Animation der Mechanik nach Johann Andreas Stein

 
 

Stein und die deutsche Mechanik: Film en allemand


Stein wurde zunächst durch eine andere seiner Erfindungen berühmt, den „Vis-à-vis“-Flügel. Dies war ein Doppelinstrument, bestehend faktisch aus zwei Flügeln (ein Cembalo und ein Pianoforte), aneinandergebaut an ihren Hinterenden. Es konnten sich zwei Spieler gegenübersitzen, das Pianoforte konnte aber über einen aus dem Orgelbau abgewandelten Verbindungsmechanismus auch von der Cembaloseite aus gespielt werden. Nur zwei dieser Instrumente sind erhalten.

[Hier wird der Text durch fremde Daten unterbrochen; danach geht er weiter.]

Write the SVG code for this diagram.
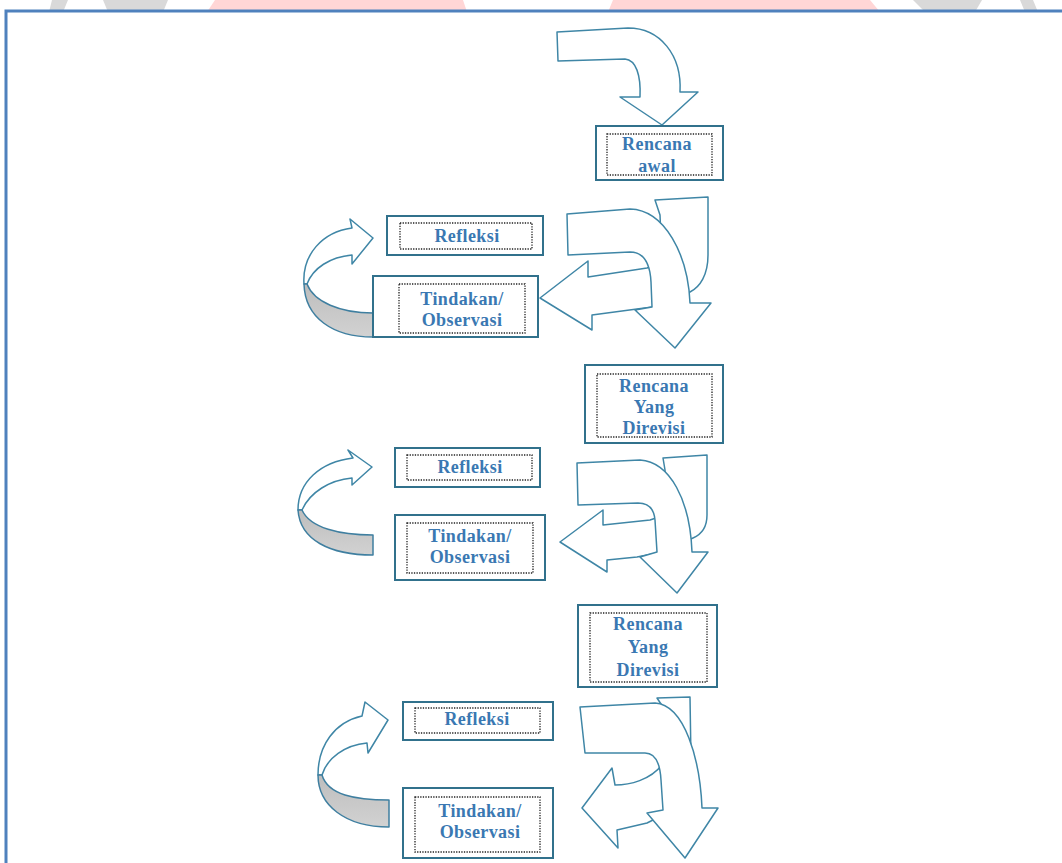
<svg xmlns="http://www.w3.org/2000/svg" width="1062" height="863" viewBox="0 0 1062 863">
<defs>
<style>
.wm-p{fill:#FFD6D6}
.wm-g{fill:#D9D9D9}
.frame{fill:#FFFFFF;stroke:#4F81BD;stroke-width:3}
.box{fill:#FFFFFF;stroke:#31718C;stroke-width:2}
.dot{fill:none;stroke:#222;stroke-width:1.3;stroke-dasharray:1.3 1.3}
.lbl{font-family:"Liberation Serif","Times New Roman",serif;font-weight:bold;font-size:18px;fill:#3A78B2;text-anchor:middle;letter-spacing:0.4px}
.arr{fill:#FFFFFF;stroke:#3F86A6;stroke-width:1.5;stroke-linejoin:round}
.rib{fill:url(#ribg);stroke:#3F7FA0;stroke-width:1.5;stroke-linejoin:round}
</style>
<linearGradient id="ribg" x1="0" y1="0" x2="0" y2="1">
<stop offset="0" stop-color="#BDBDBD"/>
<stop offset="1" stop-color="#D2D2D2"/>
</linearGradient>
</defs>
<rect width="1062" height="863" fill="#FFFFFF"/>
<g id="watermark">
<polygon class="wm-g" points="52,0 68,0 63,12 49,12"/>
<path class="wm-g" d="M103,0 L168,0 L163,12 L108,12 Z"/>
<polygon class="wm-p" points="215,0 463,0 467,12 207,12"/>
<polygon class="wm-p" points="613,0 870,0 880,12 608,12"/>
<path class="wm-g" d="M913,0 L982,0 L975,12 L925,12 Z"/>
<polygon class="wm-g" points="1020,0 1033,0 1038,12 1025,12"/>
</g>
<rect class="frame" x="6" y="11" width="1080" height="880"/>
<g id="connectors">
<path id="arrow-top" class="arr" d="M557,32 L628,28 C660,28 682,55 680,92 L698,92 L662,125 L620,97 L640,97 C641,75 636,60 625,59 L558,61 Z"/>
<path id="ribbon1-front" class="arr" d="M352,228 L350,219 L373,238 L352,264 L352,255 C330,257 313,268 307,284 L304,284 C302,255 322,232 352,228 Z"/>
<path id="ribbon1-back" class="rib" d="M307,284 C314,302 340,313 373,313 L373,337 C333,337 305,318 304,284 Z"/>
<path id="turn1" class="arr" d="M655,200 L708,197 L708,255 C708,275 700,287 690,292 L660,306 L637,309 L592,315 L592,330 L540,298 L588,261 L588,277 L647,268 L662,262 L660,215 Z"/>
<path id="down1" class="arr" d="M567,214 L630,209 C665,210 688,255 690,303 L711,303 L675,348 L635,310 L652,307 L651,282 C650,262 643,252 630,252 L568,255 Z"/>
<path id="ribbon2-front" class="arr" d="M353,458 L348,450 L372,467 L352,485 L352,478 C330,480 310,492 302,510 L298,510 C298,482 320,462 353,458 Z"/>
<path id="ribbon2-back" class="rib" d="M302,510 C310,528 340,535 373,535 L373,555 C330,555 300,540 298,510 Z"/>
<path id="turn2" class="arr" d="M663,458 L707,455 L707,515 C707,528 700,535 693,538 L662,552 L637,557 L607,560 L607,572 L560,542 L603,510 L603,525 L650,520 L665,515 L665,470 Z"/>
<path id="down2" class="arr" d="M577,463 L640,460 C670,462 690,500 692,552 L708,552 L677,593 L640,557 L657,552 L655,520 C654,508 648,503 638,503 L578,505 Z"/>
<path id="ribbon3-front" class="arr" d="M362,716 L365,702 L388,720 L368,753 L367,743 C345,745 327,758 322,775 L318,775 C318,745 335,722 362,716 Z"/>
<path id="ribbon3-back" class="rib" d="M322,775 C328,795 355,800 389,800 L389,827 C345,827 318,805 318,775 Z"/>
<path id="turn3" class="arr" d="M657,698 L690,697 L691,760 L680,800 L663,815 L647,823 L617,830 L618,848 L582,808 L612,768 L615,785 C630,785 650,780 662,765 L665,710 Z"/>
<path id="down3" class="arr" d="M580,707 L655,703 C685,705 700,760 702,808 L718,808 L685,858 L647,813 L663,810 L661,780 C660,762 655,753 645,753 L585,753 Z"/>
</g>
<g id="rencana-awal">
<rect class="box" x="596" y="126" width="127" height="54"/>
<rect class="dot" x="607" y="134" width="105" height="41"/>
<text class="lbl" x="657" y="150">Rencana</text>
<text class="lbl" x="657" y="172">awal</text>
</g>
<g id="refleksi-1">
<rect class="box" x="387" y="216" width="156" height="39"/>
<rect class="dot" x="400" y="223" width="132" height="26"/>
<text class="lbl" x="467" y="242">Refleksi</text>
</g>
<g id="tindakan-1">
<rect class="box" x="373" y="276" width="165" height="61"/>
<rect class="dot" x="399" y="284" width="126" height="49"/>
<text class="lbl" x="462" y="305">Tindakan/</text>
<text class="lbl" x="462" y="326">Observasi</text>
</g>
<g id="rencana-revisi-1">
<rect class="box" x="585" y="365" width="138" height="78"/>
<rect class="dot" x="597" y="374" width="115" height="63"/>
<text class="lbl" x="654" y="392">Rencana</text>
<text class="lbl" x="654" y="413">Yang</text>
<text class="lbl" x="654" y="434">Direvisi</text>
</g>
<g id="refleksi-2">
<rect class="box" x="395" y="448" width="145" height="39"/>
<rect class="dot" x="407" y="455" width="125" height="25"/>
<text class="lbl" x="470" y="473">Refleksi</text>
</g>
<g id="tindakan-2">
<rect class="box" x="395" y="515" width="150" height="65"/>
<rect class="dot" x="407" y="523" width="126" height="50"/>
<text class="lbl" x="470" y="542">Tindakan/</text>
<text class="lbl" x="470" y="563">Observasi</text>
</g>
<g id="rencana-revisi-2">
<rect class="box" x="578" y="605" width="139" height="82"/>
<rect class="dot" x="590" y="613" width="117" height="69"/>
<text class="lbl" x="648" y="630">Rencana</text>
<text class="lbl" x="648" y="653">Yang</text>
<text class="lbl" x="648" y="676">Direvisi</text>
</g>
<g id="refleksi-3">
<rect class="box" x="403" y="702" width="150" height="38"/>
<rect class="dot" x="415" y="708" width="125" height="25"/>
<text class="lbl" x="477" y="725">Refleksi</text>
</g>
<g id="tindakan-3">
<rect class="box" x="403" y="788" width="150" height="70"/>
<rect class="dot" x="415" y="797" width="125" height="55"/>
<text class="lbl" x="480" y="817">Tindakan/</text>
<text class="lbl" x="480" y="838">Observasi</text>
</g>
</svg>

1777, im selben Jahr, als Stein seinen „Vis-a-vis“-Flügel für die berühmte Accademia Filarmonica in Verona erbaute, bekam er im Oktober Besuch von einem jungen Mann, der sich auf einer seiner Kunstreisen durch Europa befand und auf dem Weg seine Verwandten in der Heimat seiner Familie besuchte: Wolfgang Amadè Mozart. Mozart schrieb am 17. Oktober begeistert an seinen Vater Leopold: „Ehe ich noch vom stein seiner arbeit etwas gesehen habe waren mir die spättischen Clavier [die Instrumente von Franz Jacob Späth in Regensburg] die liebsten; Nun muß ich den steinischen den vorzug lassen ...“

Der Höhepunkt von Mozarts Zusammentreffen mit Stein war zweifellos eine Aufführung seines Konzerts für drei Klaviere und Orchester KV 242 mit dem Augsburger Domorganisten Johann Michael Demmler, ihm selbst und Stein als Solisten auf drei von Stein gerade fertiggestellten Hammerflügeln. Während Mozart offenbar vor seinem Augsburger Besuch seine Klavierwerke wohl eher für Cembalo, Clavichord oder Tangentenflügel konzipierte, bildete seitdem das Pianoforte seine Idealvorstellung vom Klavier als Konzertinstrument.